> [WHAT THE EXERCISE ASKS] Omit all images. Write out the rest of the material exactly.

> [AVAILABLE DATA]
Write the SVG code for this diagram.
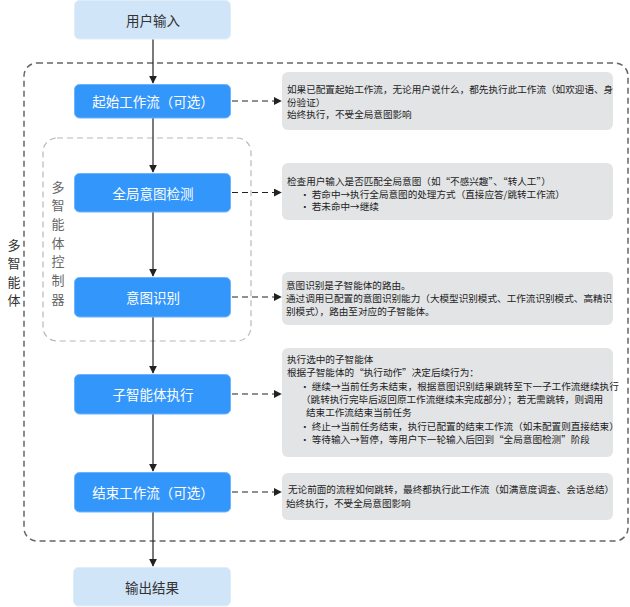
<svg xmlns="http://www.w3.org/2000/svg" width="630" height="607" viewBox="0 0 630 607">
<style>
text{font-family:"Noto Sans CJK SC","Noto Sans",sans-serif;}
.node rect.b{fill:#3396fb;stroke:#6cb4ff;stroke-width:1;}
.node rect.l{fill:#d1e5f8;stroke:#dfeefb;stroke-width:1;}
.nt{font-size:13.5px;fill:#ffffff;text-anchor:middle;dominant-baseline:central;}
.lt{font-size:13.5px;fill:#333333;text-anchor:middle;dominant-baseline:central;}
.note rect{fill:#e2e4e6;}
.tx{font-size:9.6px;fill:#222222;dominant-baseline:central;}
.flow{stroke:#222;stroke-width:1.2;fill:none;marker-end:url(#ah);}
.dash{stroke:#222;stroke-width:1.2;fill:none;stroke-dasharray:6 4;marker-end:url(#ah);}
.vl{font-size:13px;text-anchor:middle;dominant-baseline:central;}
</style>
<defs>
<marker id="ah" viewBox="0 0 10 10" refX="9" refY="5" markerWidth="8" markerHeight="8" markerUnits="userSpaceOnUse" orient="auto">
<path d="M0,0 L10,5 L0,10 z" fill="#222"/>
</marker>
</defs>
<g id="outer-group">
<rect x="24" y="63" width="604" height="478" rx="13" fill="none" stroke="#666" stroke-width="1.5" stroke-dasharray="6 4"/>
<text class="vl" fill="#333" x="14" y="244">多</text>
<text class="vl" fill="#333" x="14" y="262.5">智</text>
<text class="vl" fill="#333" x="14" y="281">能</text>
<text class="vl" fill="#333" x="14" y="299.5">体</text>
</g>
<g id="controller-group">
<rect x="43" y="138" width="208" height="203" rx="14" fill="none" stroke="#b8b8b8" stroke-width="1.2" stroke-dasharray="6 4"/>
<text class="vl" fill="#666" x="58" y="186">多</text>
<text class="vl" fill="#666" x="58" y="204.7">智</text>
<text class="vl" fill="#666" x="58" y="223.4">能</text>
<text class="vl" fill="#666" x="58" y="242">体</text>
<text class="vl" fill="#666" x="58" y="260.7">控</text>
<text class="vl" fill="#666" x="58" y="279.4">制</text>
<text class="vl" fill="#666" x="58" y="298">器</text>
</g>
<g id="connectors">
<line class="flow" x1="153" y1="39" x2="153" y2="83"/>
<line class="flow" x1="153" y1="118" x2="153" y2="172"/>
<line class="flow" x1="153" y1="212" x2="153" y2="276"/>
<line class="flow" x1="153" y1="317" x2="153" y2="373"/>
<line class="flow" x1="153" y1="414" x2="153" y2="471"/>
<line class="flow" x1="153" y1="512" x2="153" y2="566"/>
<line class="dash" x1="232" y1="101" x2="281" y2="101"/>
<line class="dash" x1="232" y1="192.5" x2="281" y2="192.5"/>
<line class="dash" x1="232" y1="297" x2="281" y2="297"/>
<line class="dash" x1="232" y1="394" x2="281" y2="394"/>
<line class="dash" x1="232" y1="492" x2="281" y2="492"/>
</g>
<g id="user-input" class="node">
<rect class="l" x="74.5" y="0.5" width="156" height="38.5" rx="5"/>
<text class="lt" x="153" y="19.5">用户输入</text>
</g>
<g id="start-workflow" class="node">
<rect class="b" x="74.5" y="84.5" width="156" height="33.5" rx="5"/>
<text class="nt" x="153" y="101">起始工作流（可选）</text>
</g>
<g id="global-intent" class="node">
<rect class="b" x="74.5" y="173.5" width="156" height="38.5" rx="5"/>
<text class="nt" x="153" y="192.5">全局意图检测</text>
</g>
<g id="intent-recognition" class="node">
<rect class="b" x="74.5" y="277.5" width="156" height="39.5" rx="5"/>
<text class="nt" x="153" y="297">意图识别</text>
</g>
<g id="sub-agent" class="node">
<rect class="b" x="74.5" y="374.5" width="156" height="39.5" rx="5"/>
<text class="nt" x="153" y="394">子智能体执行</text>
</g>
<g id="end-workflow" class="node">
<rect class="b" x="74.5" y="472.5" width="156" height="39.5" rx="5"/>
<text class="nt" x="153" y="492">结束工作流（可选）</text>
</g>
<g id="output" class="node">
<rect class="l" x="73.5" y="567.5" width="157" height="38.5" rx="5"/>
<text class="lt" x="152" y="586.5">输出结果</text>
</g>
<g id="note-start" class="note">
<rect x="282" y="72" width="331" height="58" rx="6"/>
<text class="tx" x="287" y="89">如果已配置起始工作流，无论用户说什么，都先执行此工作流（如欢迎语、身</text>
<text class="tx" x="287" y="101.5">份验证）</text>
<text class="tx" x="287" y="114">始终执行，不受全局意图影响</text>
</g>
<g id="note-global" class="note">
<rect x="282" y="163" width="331" height="57" rx="6"/>
<text class="tx" x="287" y="181">检查用户输入是否匹配全局意图（如“不感兴趣”、“转人工”）</text>
<text class="tx" x="300" y="193.5">• 若命中→执行全局意图的处理方式（直接应答/跳转工作流）</text>
<text class="tx" x="300" y="206">• 若未命中→继续</text>
</g>
<g id="note-intent" class="note">
<rect x="282" y="272" width="331" height="53" rx="6"/>
<text class="tx" x="286" y="285">意图识别是子智能体的路由。</text>
<text class="tx" x="286" y="297.5">通过调用已配置的意图识别能力（大模型识别模式、工作流识别模式、高精识</text>
<text class="tx" x="286" y="310.5">别模式），路由至对应的子智能体。</text>
</g>
<g id="note-sub" class="note">
<rect x="282" y="348" width="331" height="109" rx="6"/>
<text class="tx" x="287" y="359">执行选中的子智能体</text>
<text class="tx" x="287" y="371.5">根据子智能体的“执行动作”决定后续行为：</text>
<text class="tx" x="300" y="386">• 继续→当前任务未结束，根据意图识别结果跳转至下一子工作流继续执行</text>
<text class="tx" x="301" y="399">（跳转执行完毕后返回原工作流继续未完成部分）；若无需跳转，则调用</text>
<text class="tx" x="306" y="412">结束工作流结束当前任务</text>
<text class="tx" x="300" y="426">• 终止→当前任务结束，执行已配置的结束工作流（如未配置则直接结束）</text>
<text class="tx" x="300" y="439">•  等待输入→暂停，等用户下一轮输入后回到“全局意图检测”阶段</text>
</g>
<g id="note-end" class="note">
<rect x="282" y="473" width="331" height="47" rx="6"/>
<text class="tx" x="288" y="489">无论前面的流程如何跳转，最终都执行此工作流（如满意度调查、会话总结）</text>
<text class="tx" x="286" y="503">始终执行，不受全局意图影响</text>
</g>
</svg>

> [RESPONSE]
Write the SVG code for this diagram.
<svg xmlns="http://www.w3.org/2000/svg" width="630" height="607" viewBox="0 0 630 607">
<style>
text{font-family:"Noto Sans CJK SC","Noto Sans",sans-serif;}
.node rect.b{fill:#3396fb;stroke:#6cb4ff;stroke-width:1;}
.node rect.l{fill:#d1e5f8;stroke:#dfeefb;stroke-width:1;}
.nt{font-size:13.5px;fill:#ffffff;text-anchor:middle;dominant-baseline:central;}
.lt{font-size:13.5px;fill:#333333;text-anchor:middle;dominant-baseline:central;}
.note rect{fill:#e2e4e6;}
.tx{font-size:9.6px;fill:#222222;dominant-baseline:central;}
.flow{stroke:#222;stroke-width:1.2;fill:none;marker-end:url(#ah);}
.dash{stroke:#222;stroke-width:1.2;fill:none;stroke-dasharray:6 4;marker-end:url(#ah);}
.vl{font-size:13px;text-anchor:middle;dominant-baseline:central;}
</style>
<defs>
<marker id="ah" viewBox="0 0 10 10" refX="9" refY="5" markerWidth="8" markerHeight="8" markerUnits="userSpaceOnUse" orient="auto">
<path d="M0,0 L10,5 L0,10 z" fill="#222"/>
</marker>
</defs>
<g id="outer-group">
<rect x="24" y="63" width="604" height="478" rx="13" fill="none" stroke="#666" stroke-width="1.5" stroke-dasharray="6 4"/>
<text class="vl" fill="#333" x="14" y="244">多</text>
<text class="vl" fill="#333" x="14" y="262.5">智</text>
<text class="vl" fill="#333" x="14" y="281">能</text>
<text class="vl" fill="#333" x="14" y="299.5">体</text>
</g>
<g id="controller-group">
<rect x="43" y="138" width="208" height="203" rx="14" fill="none" stroke="#b8b8b8" stroke-width="1.2" stroke-dasharray="6 4"/>
<text class="vl" fill="#666" x="58" y="186">多</text>
<text class="vl" fill="#666" x="58" y="204.7">智</text>
<text class="vl" fill="#666" x="58" y="223.4">能</text>
<text class="vl" fill="#666" x="58" y="242">体</text>
<text class="vl" fill="#666" x="58" y="260.7">控</text>
<text class="vl" fill="#666" x="58" y="279.4">制</text>
<text class="vl" fill="#666" x="58" y="298">器</text>
</g>
<g id="connectors">
<line class="flow" x1="153" y1="39" x2="153" y2="83"/>
<line class="flow" x1="153" y1="118" x2="153" y2="172"/>
<line class="flow" x1="153" y1="212" x2="153" y2="276"/>
<line class="flow" x1="153" y1="317" x2="153" y2="373"/>
<line class="flow" x1="153" y1="414" x2="153" y2="471"/>
<line class="flow" x1="153" y1="512" x2="153" y2="566"/>
<line class="dash" x1="232" y1="101" x2="281" y2="101"/>
<line class="dash" x1="232" y1="192.5" x2="281" y2="192.5"/>
<line class="dash" x1="232" y1="297" x2="281" y2="297"/>
<line class="dash" x1="232" y1="394" x2="281" y2="394"/>
<line class="dash" x1="232" y1="492" x2="281" y2="492"/>
</g>
<g id="user-input" class="node">
<rect class="l" x="74.5" y="0.5" width="156" height="38.5" rx="5"/>
<text class="lt" x="153" y="19.5">用户输入</text>
</g>
<g id="start-workflow" class="node">
<rect class="b" x="74.5" y="84.5" width="156" height="33.5" rx="5"/>
<text class="nt" x="153" y="101">起始工作流（可选）</text>
</g>
<g id="global-intent" class="node">
<rect class="b" x="74.5" y="173.5" width="156" height="38.5" rx="5"/>
<text class="nt" x="153" y="192.5">全局意图检测</text>
</g>
<g id="intent-recognition" class="node">
<rect class="b" x="74.5" y="277.5" width="156" height="39.5" rx="5"/>
<text class="nt" x="153" y="297">意图识别</text>
</g>
<g id="sub-agent" class="node">
<rect class="b" x="74.5" y="374.5" width="156" height="39.5" rx="5"/>
<text class="nt" x="153" y="394">子智能体执行</text>
</g>
<g id="end-workflow" class="node">
<rect class="b" x="74.5" y="472.5" width="156" height="39.5" rx="5"/>
<text class="nt" x="153" y="492">结束工作流（可选）</text>
</g>
<g id="output" class="node">
<rect class="l" x="73.5" y="567.5" width="157" height="38.5" rx="5"/>
<text class="lt" x="152" y="586.5">输出结果</text>
</g>
<g id="note-start" class="note">
<rect x="282" y="72" width="331" height="58" rx="6"/>
<text class="tx" x="287" y="89">如果已配置起始工作流，无论用户说什么，都先执行此工作流（如欢迎语、身</text>
<text class="tx" x="287" y="101.5">份验证）</text>
<text class="tx" x="287" y="114">始终执行，不受全局意图影响</text>
</g>
<g id="note-global" class="note">
<rect x="282" y="163" width="331" height="57" rx="6"/>
<text class="tx" x="287" y="181">检查用户输入是否匹配全局意图（如“不感兴趣”、“转人工”）</text>
<text class="tx" x="300" y="193.5">• 若命中→执行全局意图的处理方式（直接应答/跳转工作流）</text>
<text class="tx" x="300" y="206">• 若未命中→继续</text>
</g>
<g id="note-intent" class="note">
<rect x="282" y="272" width="331" height="53" rx="6"/>
<text class="tx" x="286" y="285">意图识别是子智能体的路由。</text>
<text class="tx" x="286" y="297.5">通过调用已配置的意图识别能力（大模型识别模式、工作流识别模式、高精识</text>
<text class="tx" x="286" y="310.5">别模式），路由至对应的子智能体。</text>
</g>
<g id="note-sub" class="note">
<rect x="282" y="348" width="331" height="109" rx="6"/>
<text class="tx" x="287" y="359">执行选中的子智能体</text>
<text class="tx" x="287" y="371.5">根据子智能体的“执行动作”决定后续行为：</text>
<text class="tx" x="300" y="386">• 继续→当前任务未结束，根据意图识别结果跳转至下一子工作流继续执行</text>
<text class="tx" x="301" y="399">（跳转执行完毕后返回原工作流继续未完成部分）；若无需跳转，则调用</text>
<text class="tx" x="306" y="412">结束工作流结束当前任务</text>
<text class="tx" x="300" y="426">• 终止→当前任务结束，执行已配置的结束工作流（如未配置则直接结束）</text>
<text class="tx" x="300" y="439">•  等待输入→暂停，等用户下一轮输入后回到“全局意图检测”阶段</text>
</g>
<g id="note-end" class="note">
<rect x="282" y="473" width="331" height="47" rx="6"/>
<text class="tx" x="288" y="489">无论前面的流程如何跳转，最终都执行此工作流（如满意度调查、会话总结）</text>
<text class="tx" x="286" y="503">始终执行，不受全局意图影响</text>
</g>
</svg>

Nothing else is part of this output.